Par l’inflation, le capitaliste endetté voit sa dette réduite, la valeur faciale de son capital investi en biens durables augmenter, ses marges se rétablir. Les deux conditions d’une économie en croissance sont réunies avec la volonté d’investir et le désir de travailler, encore merci au bon docteur Keynes. Mais la potion  ne marche qu’à certaines conditions, il faut comme on dit aujourd’hui une bonne dose de confiance, nous dirions plutôt d’aveuglement. Comme le souligne Ludwig Von Mises il faut encore que les agents économiques n’aient pas appris à anticiper les effets de la dévaluation. Dans un tel cas de figure les employés renâclent à travailler pour des montants qu’ils savent être dévalués et le capitaliste spécule frénétiquement sur la baisse à venir de la valeur faciale de la monnaie. C’est tout de même plus facile que de gérer un investissement dans le réel avec tout ce que cela suppose de risque et de travail. Plus récemment Friedman et Phelps ont traité des effets de l’inflation sur le marché du travail dans un sens similaire à celui de Von Mises en ajoutant de belles courbes et quelques équations qui entre temps étaient devenues obligatoires (que ne ferait-on pas pour avoir le Nobel).

On objectera qu’un plan tel que celui d’Obama amènera une production qui n’aurait pas eu lieu autrement c’est à la fois vrai et terriblement faux.

Il est parfaitement évident qu’il existe actuellement aux États-Unis un gros stock de bras inemployés dans le secteur de la construction, les sortir de l’improductivité et fournir aux public des infrastructures rénovées tombe apparemment sous le sens. La production globale augmentant, la richesse distribuable le fera également et, in fine, l’augmentation de la masse monétaire qui initialement était une dévaluation trouvera une contrepartie dans l’accroissement de richesse. Voilà résumé en quelques lignes le cercle vertueux keynésien que les monétaristes ont fait leur, en y ajoutant les inégalités sociales et la spéculation permanente sur la valeur forcément dépréciée de l’argent à venir. Du point de vue sociologique on peut prétendre que le monétarisme n’est qu’une adaptation du keynésianisme social-démocrate à la dérive oligarchique et inégalitaire que connaît l’occident depuis 30 ans, dérive que certains ont le culot d’appeler libéralisme.

Objectivement, il y a peu de différence entre une baisse des taux et un plan de relance si ce n’est que dans un cas l’Etat oriente la dépense dans un sens favorable aux intérêts du pouvoir politique et que dans l’autre le marché dispose de plus de marges d’arbitrage. Théoriquement (dans un monde libéral), la seconde est bien sûr préférable. C’est précisément pourquoi l’Amérique politique, très bipartisane dans ce domaine, ne se résout que maintenant à un vrai plan de relance par la dépense publique, celle par la baisse des taux ayant échouée à ralentir même les faillites bancaires.

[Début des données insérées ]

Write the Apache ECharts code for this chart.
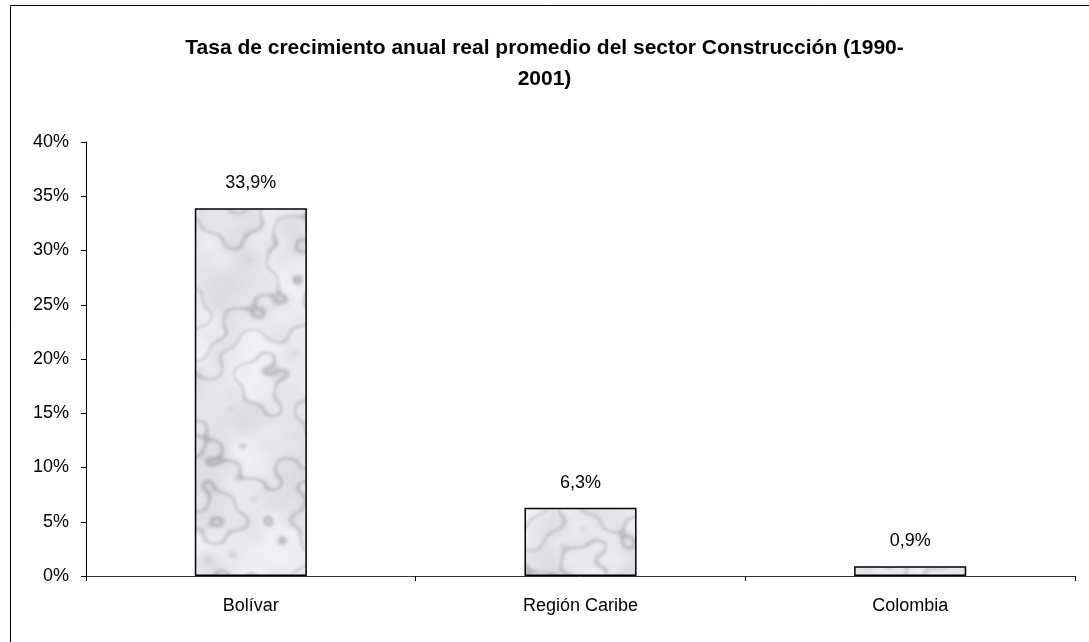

Nous n’avons rien contre l’investissement d’État mais pour être positif il doit être planifié et poursuivi sur le long terme en visant des objectifs clair. La France tardivement atteinte par la peste des reaganomics dispose encore de la SNCF, d’EDF et d’AREVA. Ce n’est pas grand-chose mais c’est déjà ça. Aux États-Unis l’administration est notoirement incompétente lorsqu’il s’agit de gérer un patrimoine, les Américains le savent bien, le spoil system garantit que chaque haut fonctionnaire attend un retour sur investissement rapide de sa nomination. Il ne peut le garantir qu’en se soumettant aux impératifs d’un clientélisme qui va devenir frénétique en cette période de vache maigre. Le plan Obama a ce délicieux arrière-goût qui caractérise les retours aux affaires longtemps espérés.